The input —
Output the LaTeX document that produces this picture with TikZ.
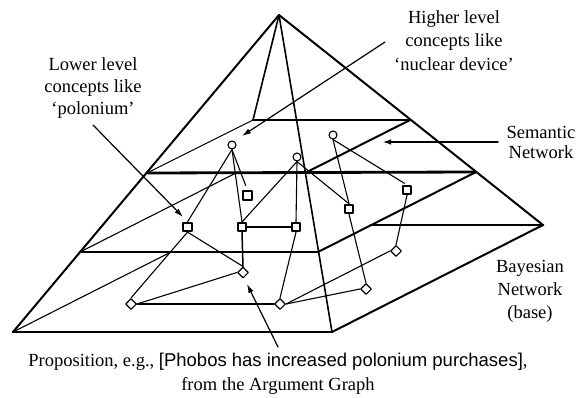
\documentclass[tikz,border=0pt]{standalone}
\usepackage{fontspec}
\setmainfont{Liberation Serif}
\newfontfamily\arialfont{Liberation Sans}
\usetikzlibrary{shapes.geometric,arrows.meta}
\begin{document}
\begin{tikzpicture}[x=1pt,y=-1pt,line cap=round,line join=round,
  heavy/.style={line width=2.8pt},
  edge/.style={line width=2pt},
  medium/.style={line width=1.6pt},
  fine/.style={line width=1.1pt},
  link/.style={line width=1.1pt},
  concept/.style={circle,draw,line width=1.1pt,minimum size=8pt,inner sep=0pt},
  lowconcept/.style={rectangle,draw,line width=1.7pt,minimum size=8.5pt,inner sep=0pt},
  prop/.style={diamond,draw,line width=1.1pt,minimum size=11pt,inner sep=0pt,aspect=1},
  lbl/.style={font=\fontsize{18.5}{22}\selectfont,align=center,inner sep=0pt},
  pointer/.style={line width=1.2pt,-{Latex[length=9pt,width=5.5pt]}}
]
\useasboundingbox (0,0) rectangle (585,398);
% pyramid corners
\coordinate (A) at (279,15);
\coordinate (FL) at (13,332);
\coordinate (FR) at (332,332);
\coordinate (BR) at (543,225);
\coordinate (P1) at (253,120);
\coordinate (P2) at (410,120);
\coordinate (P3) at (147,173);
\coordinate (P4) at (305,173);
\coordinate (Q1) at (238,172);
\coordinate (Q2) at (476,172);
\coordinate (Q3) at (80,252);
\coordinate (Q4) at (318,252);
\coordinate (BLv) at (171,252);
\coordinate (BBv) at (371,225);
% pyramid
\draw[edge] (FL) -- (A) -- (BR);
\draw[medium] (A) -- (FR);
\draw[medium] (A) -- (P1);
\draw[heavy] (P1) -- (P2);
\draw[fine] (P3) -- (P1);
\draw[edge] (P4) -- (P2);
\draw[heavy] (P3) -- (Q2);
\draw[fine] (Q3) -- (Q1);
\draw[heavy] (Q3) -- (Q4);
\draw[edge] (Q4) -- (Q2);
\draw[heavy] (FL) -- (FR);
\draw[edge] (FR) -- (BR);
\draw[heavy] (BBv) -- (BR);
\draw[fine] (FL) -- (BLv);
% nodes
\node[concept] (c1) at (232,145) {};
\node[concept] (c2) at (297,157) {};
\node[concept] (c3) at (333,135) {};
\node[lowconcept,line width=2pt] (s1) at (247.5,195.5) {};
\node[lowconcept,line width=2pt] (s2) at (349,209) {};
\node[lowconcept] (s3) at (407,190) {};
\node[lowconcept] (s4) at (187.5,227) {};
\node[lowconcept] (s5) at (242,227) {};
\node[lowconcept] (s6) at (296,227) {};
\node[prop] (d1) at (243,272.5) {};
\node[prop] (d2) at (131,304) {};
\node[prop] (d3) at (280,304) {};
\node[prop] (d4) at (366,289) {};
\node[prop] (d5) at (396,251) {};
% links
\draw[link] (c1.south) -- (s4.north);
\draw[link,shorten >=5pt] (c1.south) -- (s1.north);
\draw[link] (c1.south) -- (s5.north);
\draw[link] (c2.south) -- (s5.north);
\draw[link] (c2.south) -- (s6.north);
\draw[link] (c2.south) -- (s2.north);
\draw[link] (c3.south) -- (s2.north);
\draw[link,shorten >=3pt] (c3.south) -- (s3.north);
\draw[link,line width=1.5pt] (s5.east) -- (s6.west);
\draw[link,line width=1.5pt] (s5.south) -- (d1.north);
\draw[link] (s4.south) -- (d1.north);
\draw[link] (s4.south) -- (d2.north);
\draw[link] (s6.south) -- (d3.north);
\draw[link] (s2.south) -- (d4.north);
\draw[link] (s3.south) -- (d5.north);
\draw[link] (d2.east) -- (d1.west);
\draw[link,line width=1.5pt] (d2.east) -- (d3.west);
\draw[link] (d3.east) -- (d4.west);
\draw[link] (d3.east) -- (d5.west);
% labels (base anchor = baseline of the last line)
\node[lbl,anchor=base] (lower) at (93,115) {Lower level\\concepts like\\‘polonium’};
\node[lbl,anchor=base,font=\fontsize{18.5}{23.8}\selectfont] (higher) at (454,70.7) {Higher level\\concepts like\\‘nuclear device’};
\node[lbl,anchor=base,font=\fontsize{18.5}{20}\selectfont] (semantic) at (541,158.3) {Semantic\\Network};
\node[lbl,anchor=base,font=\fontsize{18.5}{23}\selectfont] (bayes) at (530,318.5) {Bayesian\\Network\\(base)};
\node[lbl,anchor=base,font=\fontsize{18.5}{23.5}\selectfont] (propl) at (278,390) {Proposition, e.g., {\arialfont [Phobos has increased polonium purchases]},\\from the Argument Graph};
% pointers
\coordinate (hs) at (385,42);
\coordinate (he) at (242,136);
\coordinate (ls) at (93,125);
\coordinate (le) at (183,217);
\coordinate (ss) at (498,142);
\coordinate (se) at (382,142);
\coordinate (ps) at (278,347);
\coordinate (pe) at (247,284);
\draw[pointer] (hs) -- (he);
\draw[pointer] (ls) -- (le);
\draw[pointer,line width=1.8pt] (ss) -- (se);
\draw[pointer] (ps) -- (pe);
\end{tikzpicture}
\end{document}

...

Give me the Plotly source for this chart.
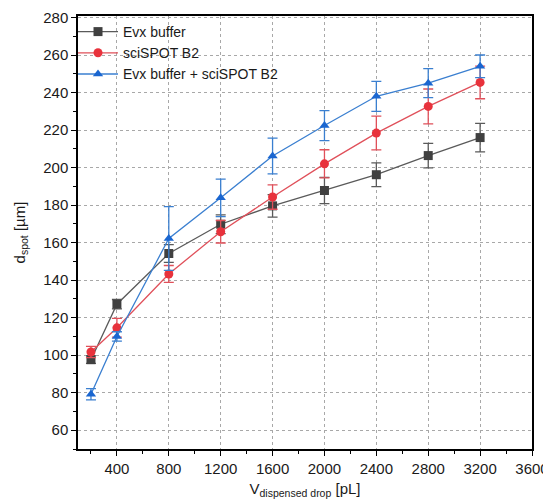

==

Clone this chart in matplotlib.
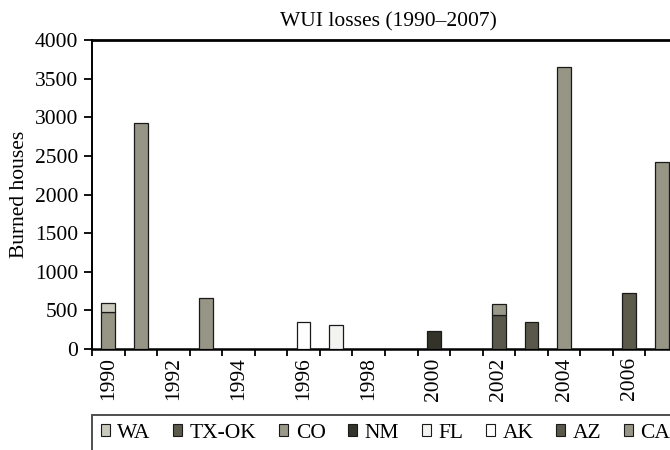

Task requirements — Scan the entries above and work out how many lines include the word "this"; the reply is that number alone.

Written response — 3